◆ **EXERCISE DIRECTIONS**
Repeat, exactly, the run of lines that opens with the line containing "Write the matplotlib code for this chart." and closes with the line containing "plt.rcParams['font.family'] = ['Liberation", and leave all other lines out.

◆ **Plotting code records**
..........

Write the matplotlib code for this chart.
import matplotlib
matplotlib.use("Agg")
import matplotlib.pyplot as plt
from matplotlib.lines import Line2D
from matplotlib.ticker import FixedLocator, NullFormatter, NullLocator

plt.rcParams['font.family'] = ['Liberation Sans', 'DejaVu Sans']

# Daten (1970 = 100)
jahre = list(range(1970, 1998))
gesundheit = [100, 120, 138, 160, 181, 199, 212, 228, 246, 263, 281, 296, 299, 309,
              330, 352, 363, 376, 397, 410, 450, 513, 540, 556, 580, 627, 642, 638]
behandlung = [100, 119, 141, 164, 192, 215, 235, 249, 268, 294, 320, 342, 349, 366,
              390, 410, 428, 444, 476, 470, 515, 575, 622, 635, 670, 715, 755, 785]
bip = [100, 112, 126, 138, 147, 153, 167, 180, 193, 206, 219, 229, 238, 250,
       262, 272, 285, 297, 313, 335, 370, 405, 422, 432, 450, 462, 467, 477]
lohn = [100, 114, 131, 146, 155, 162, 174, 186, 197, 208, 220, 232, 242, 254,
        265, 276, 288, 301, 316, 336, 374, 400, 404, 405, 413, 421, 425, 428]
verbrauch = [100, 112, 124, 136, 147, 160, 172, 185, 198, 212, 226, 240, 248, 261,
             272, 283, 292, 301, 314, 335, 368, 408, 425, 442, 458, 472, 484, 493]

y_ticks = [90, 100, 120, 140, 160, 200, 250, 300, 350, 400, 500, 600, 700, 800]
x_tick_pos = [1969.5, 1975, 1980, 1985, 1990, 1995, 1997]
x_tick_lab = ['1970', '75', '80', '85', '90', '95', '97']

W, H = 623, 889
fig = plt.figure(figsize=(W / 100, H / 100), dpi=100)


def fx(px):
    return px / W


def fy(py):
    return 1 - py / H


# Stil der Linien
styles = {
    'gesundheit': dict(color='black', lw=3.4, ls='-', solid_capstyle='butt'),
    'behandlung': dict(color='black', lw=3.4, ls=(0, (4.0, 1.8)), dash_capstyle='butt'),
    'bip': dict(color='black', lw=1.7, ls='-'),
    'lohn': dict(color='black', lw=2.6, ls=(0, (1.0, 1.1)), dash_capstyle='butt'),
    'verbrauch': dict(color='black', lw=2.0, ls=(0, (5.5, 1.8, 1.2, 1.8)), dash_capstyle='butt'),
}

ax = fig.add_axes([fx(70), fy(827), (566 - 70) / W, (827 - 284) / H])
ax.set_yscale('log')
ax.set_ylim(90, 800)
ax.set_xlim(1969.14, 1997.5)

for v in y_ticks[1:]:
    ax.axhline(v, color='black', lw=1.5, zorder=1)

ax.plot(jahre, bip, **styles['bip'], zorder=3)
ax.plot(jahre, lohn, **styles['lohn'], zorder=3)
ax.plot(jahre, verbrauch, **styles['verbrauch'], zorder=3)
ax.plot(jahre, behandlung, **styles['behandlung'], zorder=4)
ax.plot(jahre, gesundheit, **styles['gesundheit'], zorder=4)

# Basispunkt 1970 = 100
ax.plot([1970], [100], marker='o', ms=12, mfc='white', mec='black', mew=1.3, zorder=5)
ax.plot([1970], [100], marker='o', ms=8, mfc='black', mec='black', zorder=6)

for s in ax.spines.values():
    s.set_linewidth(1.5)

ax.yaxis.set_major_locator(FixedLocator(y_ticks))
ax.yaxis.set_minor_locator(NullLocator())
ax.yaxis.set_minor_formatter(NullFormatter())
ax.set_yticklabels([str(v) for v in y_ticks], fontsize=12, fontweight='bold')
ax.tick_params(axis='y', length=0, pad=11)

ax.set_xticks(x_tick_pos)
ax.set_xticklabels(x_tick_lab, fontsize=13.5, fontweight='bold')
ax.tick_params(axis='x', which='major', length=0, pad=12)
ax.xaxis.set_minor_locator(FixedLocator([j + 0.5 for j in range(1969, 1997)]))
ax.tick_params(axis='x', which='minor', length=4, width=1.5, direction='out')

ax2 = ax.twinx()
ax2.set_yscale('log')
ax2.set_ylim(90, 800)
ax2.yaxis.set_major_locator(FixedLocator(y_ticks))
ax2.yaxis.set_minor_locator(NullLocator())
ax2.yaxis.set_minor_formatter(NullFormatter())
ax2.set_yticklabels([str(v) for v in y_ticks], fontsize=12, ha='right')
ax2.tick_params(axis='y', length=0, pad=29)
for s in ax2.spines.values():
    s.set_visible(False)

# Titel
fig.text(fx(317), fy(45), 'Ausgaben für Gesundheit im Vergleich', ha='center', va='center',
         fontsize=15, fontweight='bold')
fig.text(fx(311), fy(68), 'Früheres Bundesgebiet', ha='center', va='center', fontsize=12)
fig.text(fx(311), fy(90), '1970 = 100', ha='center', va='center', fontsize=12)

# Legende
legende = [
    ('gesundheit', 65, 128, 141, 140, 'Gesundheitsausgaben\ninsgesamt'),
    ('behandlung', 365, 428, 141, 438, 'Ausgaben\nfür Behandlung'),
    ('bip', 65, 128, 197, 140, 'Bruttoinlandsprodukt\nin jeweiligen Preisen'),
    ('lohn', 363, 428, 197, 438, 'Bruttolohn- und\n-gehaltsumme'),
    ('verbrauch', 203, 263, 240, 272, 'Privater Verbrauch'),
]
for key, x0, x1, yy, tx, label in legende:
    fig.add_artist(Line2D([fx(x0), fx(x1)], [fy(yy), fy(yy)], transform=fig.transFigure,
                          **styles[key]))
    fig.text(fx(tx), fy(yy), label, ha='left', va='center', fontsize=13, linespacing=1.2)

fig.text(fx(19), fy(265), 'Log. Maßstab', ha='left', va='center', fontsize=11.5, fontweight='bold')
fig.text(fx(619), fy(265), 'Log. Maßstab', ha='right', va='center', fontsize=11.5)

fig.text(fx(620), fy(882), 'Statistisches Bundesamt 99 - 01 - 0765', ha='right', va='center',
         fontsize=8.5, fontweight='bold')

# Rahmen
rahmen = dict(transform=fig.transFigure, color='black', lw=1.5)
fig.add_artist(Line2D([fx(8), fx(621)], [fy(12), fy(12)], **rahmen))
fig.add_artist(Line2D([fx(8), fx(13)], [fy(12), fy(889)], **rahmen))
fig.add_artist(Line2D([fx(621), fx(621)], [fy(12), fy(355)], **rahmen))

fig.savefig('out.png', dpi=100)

..........

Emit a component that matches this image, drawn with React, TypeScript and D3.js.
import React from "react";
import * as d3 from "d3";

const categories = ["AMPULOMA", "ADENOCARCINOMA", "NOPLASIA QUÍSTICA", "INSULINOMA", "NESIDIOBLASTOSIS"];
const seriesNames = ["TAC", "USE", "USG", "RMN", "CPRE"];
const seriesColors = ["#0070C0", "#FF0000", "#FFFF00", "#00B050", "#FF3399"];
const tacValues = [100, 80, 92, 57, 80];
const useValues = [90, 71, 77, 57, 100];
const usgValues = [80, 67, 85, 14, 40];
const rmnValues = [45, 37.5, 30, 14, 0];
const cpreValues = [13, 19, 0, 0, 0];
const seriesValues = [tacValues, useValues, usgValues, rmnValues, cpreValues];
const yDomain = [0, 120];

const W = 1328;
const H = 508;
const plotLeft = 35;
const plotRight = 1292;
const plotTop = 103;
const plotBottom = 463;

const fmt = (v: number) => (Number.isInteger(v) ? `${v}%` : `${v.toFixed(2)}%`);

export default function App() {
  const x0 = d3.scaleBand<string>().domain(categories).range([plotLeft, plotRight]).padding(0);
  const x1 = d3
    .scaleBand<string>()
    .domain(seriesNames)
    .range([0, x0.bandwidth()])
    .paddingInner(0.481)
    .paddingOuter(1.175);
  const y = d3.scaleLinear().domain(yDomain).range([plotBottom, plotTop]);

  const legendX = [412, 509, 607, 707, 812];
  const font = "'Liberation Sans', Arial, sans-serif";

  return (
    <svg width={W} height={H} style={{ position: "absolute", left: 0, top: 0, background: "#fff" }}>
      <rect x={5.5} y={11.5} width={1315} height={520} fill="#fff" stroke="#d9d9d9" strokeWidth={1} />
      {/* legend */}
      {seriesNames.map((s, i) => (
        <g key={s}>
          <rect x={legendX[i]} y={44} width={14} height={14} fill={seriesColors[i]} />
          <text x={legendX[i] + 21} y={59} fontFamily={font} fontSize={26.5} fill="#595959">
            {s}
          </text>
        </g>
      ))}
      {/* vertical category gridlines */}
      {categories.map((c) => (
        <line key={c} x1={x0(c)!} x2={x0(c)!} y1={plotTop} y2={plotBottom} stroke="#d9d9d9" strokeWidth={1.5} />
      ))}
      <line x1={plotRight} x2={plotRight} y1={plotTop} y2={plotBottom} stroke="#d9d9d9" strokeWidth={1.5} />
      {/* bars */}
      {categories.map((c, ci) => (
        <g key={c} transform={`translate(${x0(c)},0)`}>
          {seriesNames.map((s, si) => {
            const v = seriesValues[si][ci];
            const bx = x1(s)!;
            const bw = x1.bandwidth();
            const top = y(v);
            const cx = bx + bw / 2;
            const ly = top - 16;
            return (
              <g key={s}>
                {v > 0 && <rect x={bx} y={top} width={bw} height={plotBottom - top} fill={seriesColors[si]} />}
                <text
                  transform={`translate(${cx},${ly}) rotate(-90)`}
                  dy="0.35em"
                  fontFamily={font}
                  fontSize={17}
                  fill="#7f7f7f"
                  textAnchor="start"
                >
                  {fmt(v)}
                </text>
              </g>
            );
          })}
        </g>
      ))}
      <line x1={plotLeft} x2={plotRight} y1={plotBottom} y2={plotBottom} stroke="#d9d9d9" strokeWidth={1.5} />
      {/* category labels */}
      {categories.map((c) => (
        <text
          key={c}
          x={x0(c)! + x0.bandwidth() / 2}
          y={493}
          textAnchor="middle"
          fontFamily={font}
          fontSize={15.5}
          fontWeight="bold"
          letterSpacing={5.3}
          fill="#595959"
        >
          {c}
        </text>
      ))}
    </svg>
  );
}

..........

◆ **OUTPUT OF THE EXERCISE**
Write the matplotlib code for this chart.
import matplotlib
matplotlib.use("Agg")
import matplotlib.pyplot as plt
from matplotlib.lines import Line2D
from matplotlib.ticker import FixedLocator, NullFormatter, NullLocator

plt.rcParams['font.family'] = ['Liberation Sans', 'DejaVu Sans']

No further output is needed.